La première personne que j'ai vue lundi en arrivant au campement des indignés montréalais, c'est un homme furieux parce que ses affaires avaient été déplacées pendant qu'on faisait le ménage de la «place du Peuple», pour répondre aux exigences du service des incendies de Montréal.

Enfin, c'est ce que j'ai cru comprendre alors qu'il tournait comme un lion en cage en fulminant. «Vous êtes trop occupés pour avoir du crisse de respect, j'avais tous mes papiers là-dedans», a-t-il hurlé.

«C'est monsieur Jean, il est très fragile en ce moment», m'a expliqué un habitué du square Victoria, un grand gaillard prénommé Vincent qui passe toutes ses nuits avec les indignés. Et qui dit intervenir en tant que «modérateur» quand les choses dérapent. «Il y a beaucoup de psychiatrisés, ici, et il y en a qui ne sont pas paisibles.»

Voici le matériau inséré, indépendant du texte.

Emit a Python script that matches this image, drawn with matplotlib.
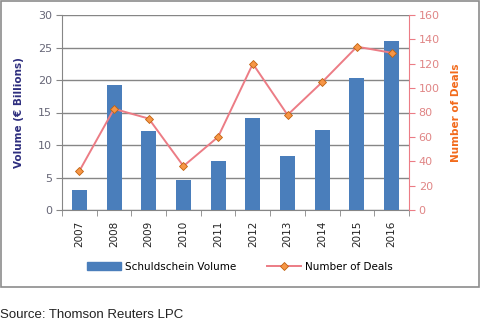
import numpy as np
import matplotlib
matplotlib.use("Agg")
import matplotlib.pyplot as plt
from matplotlib.lines import Line2D
from matplotlib.patches import Patch, Rectangle

years = ["2007", "2008", "2009", "2010", "2011", "2012", "2013", "2014", "2015", "2016"]
volume = [3.1, 19.2, 12.1, 4.6, 7.5, 14.1, 8.3, 12.3, 20.3, 26.0]
deals = [32, 83, 75, 36, 60, 120, 78, 105, 134, 129]

BAR = "#4A7EBB"
LINE = "#EC7C85"
MARK = "#F79646"
MARK_EDGE = "#C0620F"
GRID = "#868686"

fig = plt.figure(figsize=(4.81, 3.26), dpi=100)
fig.patch.set_facecolor("white")

# outer chart frame
fig.add_artist(Rectangle((0.5 / 481, 1 - 287 / 326), 479 / 481, 286 / 326,
                         transform=fig.transFigure, fill=False,
                         edgecolor="#8C8C8C", linewidth=1.2))

ax = fig.add_axes([62 / 481, 1 - 210 / 326, 347 / 481, 195 / 326])
x = np.arange(len(years))
ax.bar(x, volume, width=0.43, color=BAR, zorder=3)
ax.set_xlim(-0.5, len(years) - 0.5)
ax.set_ylim(0, 30)
ax.set_yticks(np.arange(0, 31, 5))
ax.yaxis.grid(True, color=GRID, linewidth=1.0, zorder=0)
ax.set_axisbelow(True)
ax.set_xticks(x)
ax.set_xticklabels(years, rotation=90, fontsize=7.5, color="#222222")
ax.set_xticks(np.arange(-0.5, len(years), 1), minor=True)
ax.tick_params(axis="x", which="major", length=0, pad=8)
ax.tick_params(axis="x", which="minor", length=4, color=GRID, direction="out")
ax.tick_params(axis="y", length=4, color=GRID, labelsize=8, labelcolor="#666677", pad=3)
for s in ("top", "right"):
    ax.spines[s].set_visible(False)
for s in ("left", "bottom"):
    ax.spines[s].set_color(GRID)
ax.set_ylabel("Volume (€ Billions)", fontsize=7.5, fontweight="bold", color="#2E2E7E", labelpad=10)

ax2 = ax.twinx()
ax2.set_ylim(0, 160)
ax2.set_yticks(np.arange(0, 161, 20))
ax2.plot(x, deals, color=LINE, linewidth=1.4, zorder=4,
         linestyle="-", marker="D", markersize=4.5,
         markerfacecolor=MARK, markeredgecolor=MARK_EDGE, markeredgewidth=0.6)
for s in ("top", "left", "bottom"):
    ax2.spines[s].set_visible(False)
ax2.spines["right"].set_color(LINE)
ax2.tick_params(axis="y", length=4, color=LINE, labelsize=8, labelcolor="#E08585", pad=3)
ax2.set_ylabel("Number of Deals", fontsize=7.5, fontweight="bold", color="#F26A1B", labelpad=8)

handles = [Patch(facecolor=BAR, edgecolor=BAR),
           Line2D([0], [0], color=LINE, linewidth=1.4, marker="D", markersize=4.5,
                  markerfacecolor=MARK, markeredgecolor=MARK_EDGE, markeredgewidth=0.6)]
fig.legend(handles, ["Schuldschein Volume", "Number of Deals"], loc="center",
           bbox_to_anchor=(240 / 481, 1 - 267 / 326), ncol=2, frameon=False,
           fontsize=7.5, handlelength=3.2, handleheight=0.8, columnspacing=3.0,
           handletextpad=0.4)

fig.text(0.5 / 481, 1 - 315 / 326, "Source: Thomson Reuters LPC", fontsize=9.5,
         family="Liberation Sans", color="#222222", va="center", ha="left")

fig.savefig("out.png", dpi=100, facecolor="white")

Si je me fie à un autre habitué des lieux, l'infirmier spécialisé en psychiatrie Stéphane Marceau, l'expression «pas paisibles» est un bel euphémisme pour décrire un lieu où les sans-abri, les toxicomanes et les personnes souffrant de graves problèmes de santé mentale sont désormais plus nombreux que les émules d'Occupy Wall Street. Selon lui, quelques dizaines de sans-abri gravitent autour du square, dont environ cinq ou six personnages «très dangereux».

«Certains d'entre eux sont très violents, il y a eu des menaces de mort, des coups, des batailles.»

Stéphane Marceau a passé plusieurs nuits au square Victoria, à tenter d'apaiser des crises de psychose ou des délires éthyliques, mais il n'a pas l'autorité d'intervenir pour envoyer ces «patients» à l'hôpital. Et quand la police s'en occupe, ceux-ci sont relâchés le lendemain. «Ils reviennent ici, avec des exactos ou des lames de rasoir.»

On a beau juger que tout ça, c'est la faute de la désinstitutionnalisation, n'empêche que les indignés montréalais foncent tout droit vers un mur. Malgré toute leur bonne volonté, le noyau de manifestants originaux est aujourd'hui complètement dépassé par une situation qu'il est incapable de maîtriser. Avec le froid qui s'installe en ville, le square Victoria est désormais un champ de grenades dégoupillées. C'est un lieu en attente d'une catastrophe.

Les indignés montréalais le savent, mais ils étaient un peu piégés. Piégés par la démocratie directe qui leur interdit d'imposer des décisions. Piégés aussi par la Ville de Montréal, qui a mis beaucoup de temps avant de leur demander de partir.

Cette invitation est finalement tombée lundi. Les indignés devraient en profiter pour plier bagage. Ce ne serait pas, de leur part, le signe d'une honteuse compromission, mais plutôt un gage de maturité. Les protestataires du square Victoria n'ont pas les ressources nécessaires pour gérer les passagers lourds qui sont montés dans leur wagon. S'ils restent, ils risquent de se retrouver, tôt ou tard, avec des morts sur les bras.

De toute façon, un peu partout, y compris à New York, la vague Occupy Wall Street est en train de changer de cap et de remettre l'occupation à l'arrière-plan. Au point qu'à New York, certaines voix indignées estiment que la police a rendu un grand service au mouvement en l'évinçant du parc Zuccotti. Depuis quelque temps, les médias n'en avaient que pour l'insécurité et les dérapages de plus en plus fréquents sur les places publiques occupées. Tandis que la dénonciation des injustices et des inégalités passait de plus en plus sous le radar.

«L'agression policière illégitime nous a permis de retrouver du soutien populaire», dit Michael Levitin, responsable de l'Occupy Wall Street Journal, qui a publié son cinquième numéro hier.

Ce que le journaliste ne dit pas, c'est que ce déploiement de force a aussi débarrassé les protestataires d'un fardeau de plus en plus difficile à porter. Car cette occupation symbolique était en train de se retourner contre les manifestants. Et de plus en plus de gens sentaient que «le message devait dépasser l'occupation». Michael Levitin résume le virage en cours par cette phrase lapidaire: «Après tout, nous ne sommes pas sortis dans la rue pour faire une démonstration de camping!»

Un peu partout, et surtout là où l'hiver rend le camping urbain difficile et périlleux, les indignés nord-américains déménagent peu à peu dans des lieux plus chauds. Selon Michael Levitin, des centaines de groupes ont déjà envahi les cafés et d'autres lieux intérieurs pour repenser leur action qui, dans sa forme actuelle, a atteint ses limites.